Pages

Wednesday, February 27, 2013

Poems for February 25th: starting w/ Wakefield

Poems for February 25

The Meadow by Marie Howe
Miss Consolation for Emotional Damages – by Laura Kasischke (Lilies Without)
While They Speak – Titos Patrikios
The Flying Cat by Naomi Shihab Nye
The Promise by Jane Hirshfield


Marie Howe uses an epigraph from Friedrich Hölderlin for her book, Come, Thief (from which "The Meadow" is taken.) I'm not sure of the original German, which has been translated as variously as this:
“But where the danger is, also grows the saving power.” or “where danger is, also lies deliverance”
or “what rescues us”.

In the poem, The Meadow, she starts with a search for words and the meadow, muddy with dreams, which allows a weaving between certain, uncertain, a telephone and a woodpecker; there is no question that a dozen wasps become puttering prop planes, or that the grass be bewildered, that the two older, self-important horses be unable to "design"how the small white pony will escape the fence. Forgiveness hinges on "this small time when you can forget what you are". Perhaps a metaphor for a poem as a walk into words, as mysterious as the meadow remembering how to make wildflowers... The point is not to "figure out" and have answer on how to speak for sound alone, listen for and to the cry, identify, understand. The journey is search, choice, and faith:
Bedeviled,/
human, your plight, in waking, is to choose from the words//

that even now sleep on your tongue, and to know that tangled
among them and terribly new is the sentence that could change your life.

**
In contrast, The Kasischke poem is a rollercoaster for sound and rhythm -- no regular couplets or line length here. What is "the" embarrassment? As fundamental as Adam and Eve becoming aware of their nakedness? Kasischke repeats "it" over and over, providing more and more possibilities -- meanwhile the title echoes in question -- why "Miss Consolation" like a pageant queen -- and what emotional damages? Perhaps, with the Einstein reference, it is about identifying brilliance beyond race, religion. The bluntly stated inability to deal with a "curvature of a 3rd dimension" holds up a mirror of the danger of falling into a sameness out of shame for coming from a place that seems to be different from the one in which you find yourself.

David was reminded of Marge Piercy's "Barbie Doll" -- the cutting off of the nose -- the final ending in the casket where all you can say is "isn't she pretty" and pay lip service to what is sold as a dream life.

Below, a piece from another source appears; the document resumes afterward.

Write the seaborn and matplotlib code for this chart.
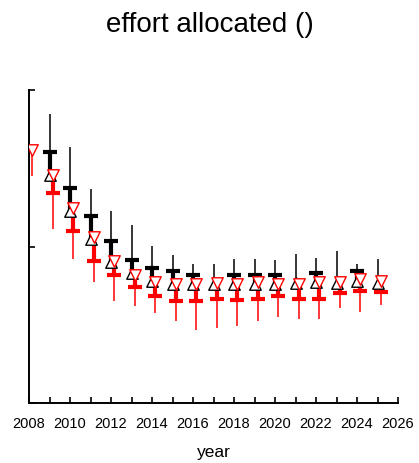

The Patrikios sparked great discussion -- and the question of what it is that we bring to poems from our own experience and beliefs. Is the poem just a snapshot in a cafe -- about a writer, writing about freedom and love? Kathy reminded us of Adrienne Rich saying "as long as we can't agree, at least we will have something to talk about." This is such a poem. How can we truly talk about freedom and love without knowing its opposite? The "how could you say" can be interpreted in different tones -- perhaps accusatory, perhaps
responding to something we have not heard, as if to ask the person who said it, to explain further, with the conviction that the fact that these things have been spoken of, means there is possibility for freedom and love... Patrikios believes that poetry should do this: bring people together, help readers discover something new about themselves and to address and provide answers to problems that have gone unnoticed.

Perhaps the third item is not so much "provide answers" -- but to reflect about aspects of problems that have gone unnoticed. The fact that there was so much discussion about these nine lines indeed brought us together, helped us discover something new as we listened to each other.

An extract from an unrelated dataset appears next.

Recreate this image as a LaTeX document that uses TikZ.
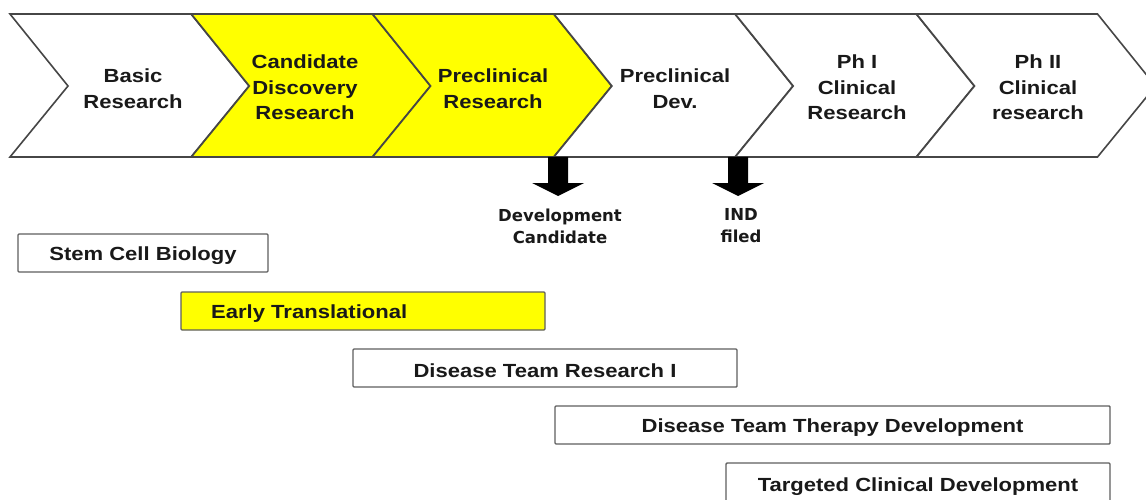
\documentclass[tikz,border=0pt]{standalone}
\usepackage{fontspec}
\setmainfont{Liberation Sans}[FakeStretch=1.16]
\newfontfamily\lblfont{DejaVu Sans}
\definecolor{edge}{RGB}{70,70,70}
\definecolor{baredge}{RGB}{95,95,95}
\definecolor{txt}{RGB}{25,25,25}
\definecolor{hl}{RGB}{255,255,0}
\begin{document}
\begin{tikzpicture}[x=1pt,y=-1pt,
  chev/.style={draw=edge, line width=1.6pt, line join=miter},
  ctext/.style={align=center, inner sep=0pt, text=txt, font=\fontsize{19}{25.5}\selectfont\bfseries},
  bar/.style={draw=baredge, line width=1.4pt, rounded corners=1pt, inner sep=0pt},
  btext/.style={inner sep=0pt, text=txt, font=\fontsize{19}{23}\selectfont\bfseries},
  ltext/.style={align=center, inner sep=0pt, text=txt, font=\lblfont\fontsize{16.5}{22}\selectfont\bfseries},
  blockarrow/.style={fill=black}]
\useasboundingbox (0,0) rectangle (1146,500);
\clip (0,0) rectangle (1146,500);
\fill[white] (0,0) rectangle (1146,500);
% chevrons
\foreach \i/\f in {0/white,1/hl,2/hl,3/white,4/white,5/white}{
  \pgfmathsetmacro{\xa}{10+181.3*\i}
  \draw[chev,fill=\f] (\xa,14) -- ++(181,0) -- ++(58,72) -- ++(-58,71) -- ++(-181,0) -- ++(58,-71) -- cycle;
}
\node[ctext] (basic) at (133,88.5) {Basic\\Research};
\node[ctext] (cand) at (305,87.5) {Candidate\\Discovery\\Research};
\node[ctext] (precr) at (493,88.5) {Preclinical\\Research};
\node[ctext] (precd) at (675,88.5) {Preclinical\\Dev.};
\node[ctext] (ph1) at (857,87.5) {Ph I\\Clinical\\Research};
\node[ctext] (ph2) at (1038,87.5) {Ph II\\Clinical\\research};
% milestone arrows
\coordinate (a1) at (558,157);
\coordinate (a2) at (738,157);
\node[ltext] (devc) at (560,226) {Development\\Candidate};
\node[ltext] (ind) at (741,226) {IND\\filed};
\fill[blockarrow] (a1) ++(-10,0) -- ++(20,0) -- ++(0,26) -- ++(16,0) -- ++(-26,13) -- ++(-26,-13) -- ++(16,0) -- cycle;
\fill[blockarrow] (a2) ++(-10,0) -- ++(20,0) -- ++(0,26) -- ++(16,0) -- ++(-26,13) -- ++(-26,-13) -- ++(16,0) -- cycle;
% bars
\node[bar, minimum width=250pt, minimum height=38pt] (stem) at (143,253) {};
\node[btext] (stemt) at (143,255.5) {Stem Cell Biology};
\node[bar, fill=hl, minimum width=364pt, minimum height=38pt] (early) at (363,311) {};
\node[btext, anchor=west] (earlyt) at (211,313.5) {Early Translational};
\node[bar, minimum width=384pt, minimum height=38pt] (dtr) at (545,368) {};
\node[btext] (dtrt) at (545,370.5) {Disease Team Research I};
\node[bar, minimum width=555pt, minimum height=38pt] (dtt) at (832.5,425) {};
\node[btext] (dttt) at (832.5,427.5) {Disease Team Therapy Development};
\node[bar, minimum width=384pt, minimum height=40pt] (tcd) at (918,483) {};
\node[btext] (tcdt) at (918,486.5) {Targeted Clinical Development};
\end{tikzpicture}
\end{document}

The Flying Cat came to the rescue at this point and reminded us about our versions of our careers of worrying... What is our private language of pain? And what do we transpose onto our animals who cannot tell us in words how they respond to life? Regardless, we are the ones who must look at our own "black holes in space or the weightless rise of fear".

Binding the poems together, was Jane Hirshfield.
I quoted from Philip Levine who seems to echo some of the thoughts in the interview link.

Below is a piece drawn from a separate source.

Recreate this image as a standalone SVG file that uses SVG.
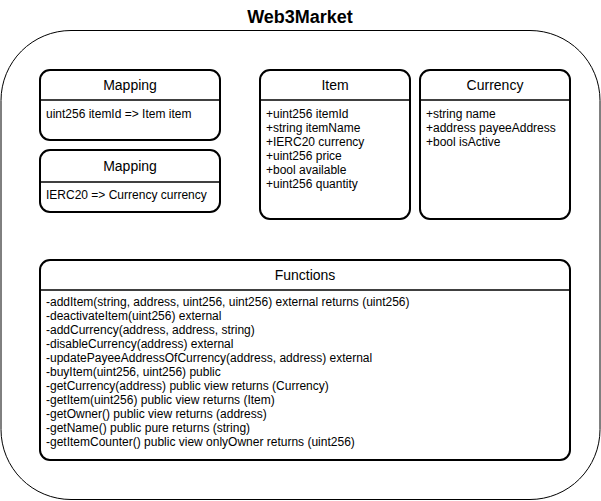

“Some things you know all your life. They are so simple and true
they must be said without elegance, meter and rhyme,
they must be laid on the table beside the salt shaker,
the glass of water, the absence of light gathering
in the shadows of picture frames, they must be
naked and alone, they must stand for themselves.”

What is it that we mean when we say "Stay"?
The pause of stillness allows us to recognize our relationship to everything around us.

Stay, I said to my loves.
Each answered,
Always.

How does "always" work as the final word? So, we go back to the title, "The Promise" read again,
and note how each thing has such trouble being still. How constant our shifting, our love.